**What is needed**.
Would you copy the records below, exactly and only from their first line through the line containing "2.7, 2.75, 2.8];", without any pictures?

########################################

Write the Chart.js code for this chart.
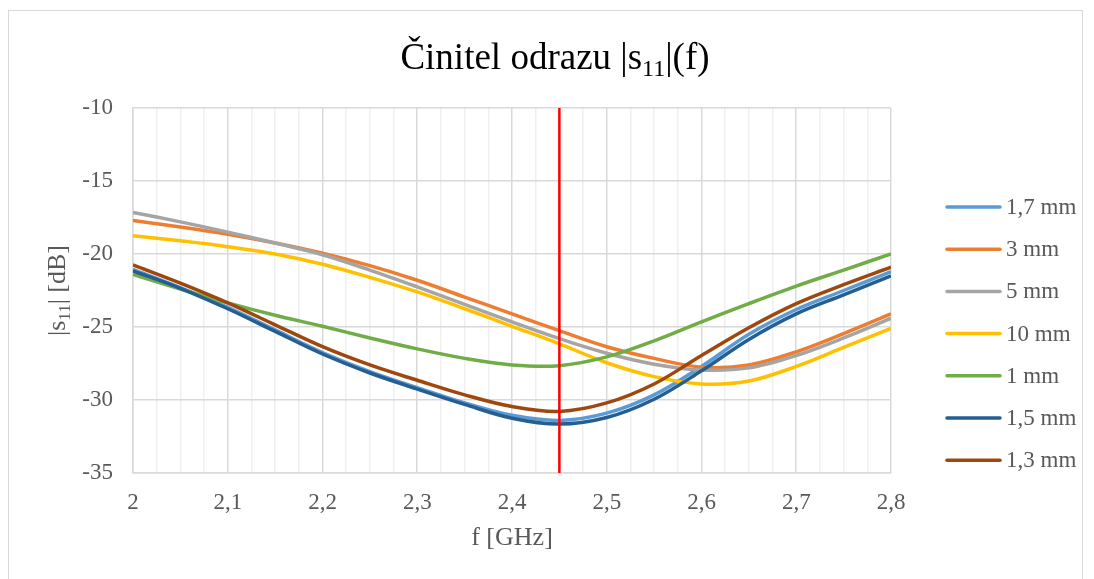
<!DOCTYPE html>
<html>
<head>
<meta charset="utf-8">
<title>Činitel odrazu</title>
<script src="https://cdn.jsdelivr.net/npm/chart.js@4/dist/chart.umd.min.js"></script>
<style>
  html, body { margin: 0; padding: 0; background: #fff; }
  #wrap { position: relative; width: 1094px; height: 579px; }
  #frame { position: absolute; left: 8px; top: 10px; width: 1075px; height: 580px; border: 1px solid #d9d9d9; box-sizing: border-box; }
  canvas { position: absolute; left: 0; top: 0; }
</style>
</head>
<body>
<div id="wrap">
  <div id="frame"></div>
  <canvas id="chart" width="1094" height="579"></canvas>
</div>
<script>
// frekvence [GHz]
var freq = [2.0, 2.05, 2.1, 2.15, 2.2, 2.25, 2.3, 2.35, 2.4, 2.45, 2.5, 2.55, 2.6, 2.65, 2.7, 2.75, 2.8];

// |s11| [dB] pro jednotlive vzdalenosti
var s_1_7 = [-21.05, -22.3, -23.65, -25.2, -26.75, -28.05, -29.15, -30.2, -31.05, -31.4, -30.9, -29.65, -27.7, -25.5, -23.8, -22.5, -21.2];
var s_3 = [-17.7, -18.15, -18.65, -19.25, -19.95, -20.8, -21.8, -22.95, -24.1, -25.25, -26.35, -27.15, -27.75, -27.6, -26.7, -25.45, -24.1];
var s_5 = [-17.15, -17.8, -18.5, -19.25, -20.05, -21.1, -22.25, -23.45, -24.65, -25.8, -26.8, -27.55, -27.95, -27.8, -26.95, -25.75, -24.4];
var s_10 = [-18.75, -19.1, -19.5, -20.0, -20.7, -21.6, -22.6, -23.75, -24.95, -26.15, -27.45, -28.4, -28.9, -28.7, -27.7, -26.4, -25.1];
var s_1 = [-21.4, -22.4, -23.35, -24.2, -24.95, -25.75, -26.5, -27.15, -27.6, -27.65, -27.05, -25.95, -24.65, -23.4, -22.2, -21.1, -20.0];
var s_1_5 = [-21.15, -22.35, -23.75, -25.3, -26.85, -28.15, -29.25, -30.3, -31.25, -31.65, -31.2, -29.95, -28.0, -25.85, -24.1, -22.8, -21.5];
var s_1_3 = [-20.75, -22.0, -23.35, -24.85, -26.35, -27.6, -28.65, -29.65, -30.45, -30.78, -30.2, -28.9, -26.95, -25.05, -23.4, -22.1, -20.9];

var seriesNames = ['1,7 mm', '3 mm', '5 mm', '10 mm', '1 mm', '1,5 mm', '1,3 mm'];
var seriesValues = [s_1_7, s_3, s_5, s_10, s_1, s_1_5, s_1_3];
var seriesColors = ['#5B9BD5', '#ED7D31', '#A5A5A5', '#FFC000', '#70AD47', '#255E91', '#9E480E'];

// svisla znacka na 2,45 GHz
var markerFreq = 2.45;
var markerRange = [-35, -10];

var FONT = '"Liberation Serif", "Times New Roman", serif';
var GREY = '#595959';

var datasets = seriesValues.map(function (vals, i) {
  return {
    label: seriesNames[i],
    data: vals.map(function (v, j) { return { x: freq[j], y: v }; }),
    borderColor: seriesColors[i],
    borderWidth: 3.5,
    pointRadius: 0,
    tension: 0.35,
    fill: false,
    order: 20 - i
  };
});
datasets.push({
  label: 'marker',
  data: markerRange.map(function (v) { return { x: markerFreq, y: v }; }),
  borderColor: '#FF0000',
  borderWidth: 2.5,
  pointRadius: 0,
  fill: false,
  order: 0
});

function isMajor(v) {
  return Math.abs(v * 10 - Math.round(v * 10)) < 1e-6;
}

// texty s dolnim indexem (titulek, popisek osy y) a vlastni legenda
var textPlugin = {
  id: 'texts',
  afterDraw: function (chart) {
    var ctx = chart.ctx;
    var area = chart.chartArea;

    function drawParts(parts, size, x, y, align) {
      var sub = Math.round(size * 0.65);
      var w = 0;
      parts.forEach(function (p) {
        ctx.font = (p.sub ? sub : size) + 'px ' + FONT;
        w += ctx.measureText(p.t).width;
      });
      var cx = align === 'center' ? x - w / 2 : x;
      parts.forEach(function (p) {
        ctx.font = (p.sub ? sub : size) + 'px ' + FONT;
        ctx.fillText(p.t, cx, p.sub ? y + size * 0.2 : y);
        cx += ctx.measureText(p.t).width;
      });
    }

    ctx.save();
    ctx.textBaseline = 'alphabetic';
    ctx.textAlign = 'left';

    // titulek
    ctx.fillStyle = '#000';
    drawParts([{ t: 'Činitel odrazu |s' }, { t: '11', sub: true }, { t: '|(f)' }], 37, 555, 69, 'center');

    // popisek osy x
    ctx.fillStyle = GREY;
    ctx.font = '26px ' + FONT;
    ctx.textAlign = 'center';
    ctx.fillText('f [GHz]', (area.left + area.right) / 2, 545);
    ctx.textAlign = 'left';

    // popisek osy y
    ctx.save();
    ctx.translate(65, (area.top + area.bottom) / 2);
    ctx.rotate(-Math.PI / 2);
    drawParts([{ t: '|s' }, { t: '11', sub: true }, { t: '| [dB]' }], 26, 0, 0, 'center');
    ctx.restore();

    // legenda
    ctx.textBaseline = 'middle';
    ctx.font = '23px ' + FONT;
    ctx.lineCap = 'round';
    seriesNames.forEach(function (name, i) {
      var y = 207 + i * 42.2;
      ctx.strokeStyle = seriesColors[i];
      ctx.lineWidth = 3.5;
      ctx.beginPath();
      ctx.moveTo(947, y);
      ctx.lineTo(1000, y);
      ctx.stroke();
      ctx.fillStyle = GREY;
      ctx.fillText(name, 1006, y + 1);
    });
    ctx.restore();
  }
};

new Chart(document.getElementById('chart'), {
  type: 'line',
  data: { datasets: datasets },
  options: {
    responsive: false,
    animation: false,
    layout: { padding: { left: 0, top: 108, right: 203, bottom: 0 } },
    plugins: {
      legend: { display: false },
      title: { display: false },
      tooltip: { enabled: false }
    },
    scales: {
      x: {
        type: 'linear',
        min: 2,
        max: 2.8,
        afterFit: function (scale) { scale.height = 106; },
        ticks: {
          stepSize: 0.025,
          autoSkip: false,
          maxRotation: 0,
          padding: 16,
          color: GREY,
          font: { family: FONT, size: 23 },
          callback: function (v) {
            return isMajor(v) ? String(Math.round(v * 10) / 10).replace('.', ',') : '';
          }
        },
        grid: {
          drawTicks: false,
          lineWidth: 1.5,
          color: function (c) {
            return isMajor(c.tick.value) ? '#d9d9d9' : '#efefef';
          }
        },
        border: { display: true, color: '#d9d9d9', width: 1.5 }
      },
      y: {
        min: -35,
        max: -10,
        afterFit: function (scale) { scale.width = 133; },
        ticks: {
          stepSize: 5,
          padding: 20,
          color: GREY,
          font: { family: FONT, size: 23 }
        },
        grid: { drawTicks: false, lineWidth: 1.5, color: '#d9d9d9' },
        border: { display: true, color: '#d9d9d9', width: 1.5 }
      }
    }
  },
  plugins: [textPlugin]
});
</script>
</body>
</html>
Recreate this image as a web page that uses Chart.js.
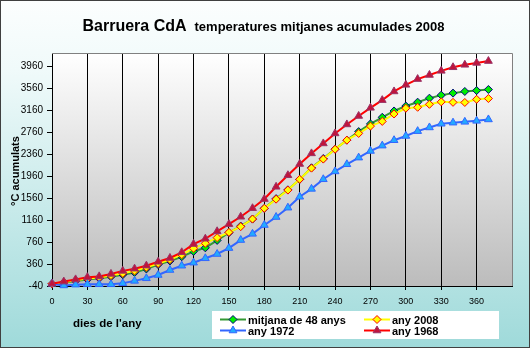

########################################

**Solution for this problem**.
Write the Chart.js code for this chart.
<!DOCTYPE html>
<html>
<head>
<meta charset="utf-8">
<title>Činitel odrazu</title>
<script src="https://cdn.jsdelivr.net/npm/chart.js@4/dist/chart.umd.min.js"></script>
<style>
  html, body { margin: 0; padding: 0; background: #fff; }
  #wrap { position: relative; width: 1094px; height: 579px; }
  #frame { position: absolute; left: 8px; top: 10px; width: 1075px; height: 580px; border: 1px solid #d9d9d9; box-sizing: border-box; }
  canvas { position: absolute; left: 0; top: 0; }
</style>
</head>
<body>
<div id="wrap">
  <div id="frame"></div>
  <canvas id="chart" width="1094" height="579"></canvas>
</div>
<script>
// frekvence [GHz]
var freq = [2.0, 2.05, 2.1, 2.15, 2.2, 2.25, 2.3, 2.35, 2.4, 2.45, 2.5, 2.55, 2.6, 2.65, 2.7, 2.75, 2.8];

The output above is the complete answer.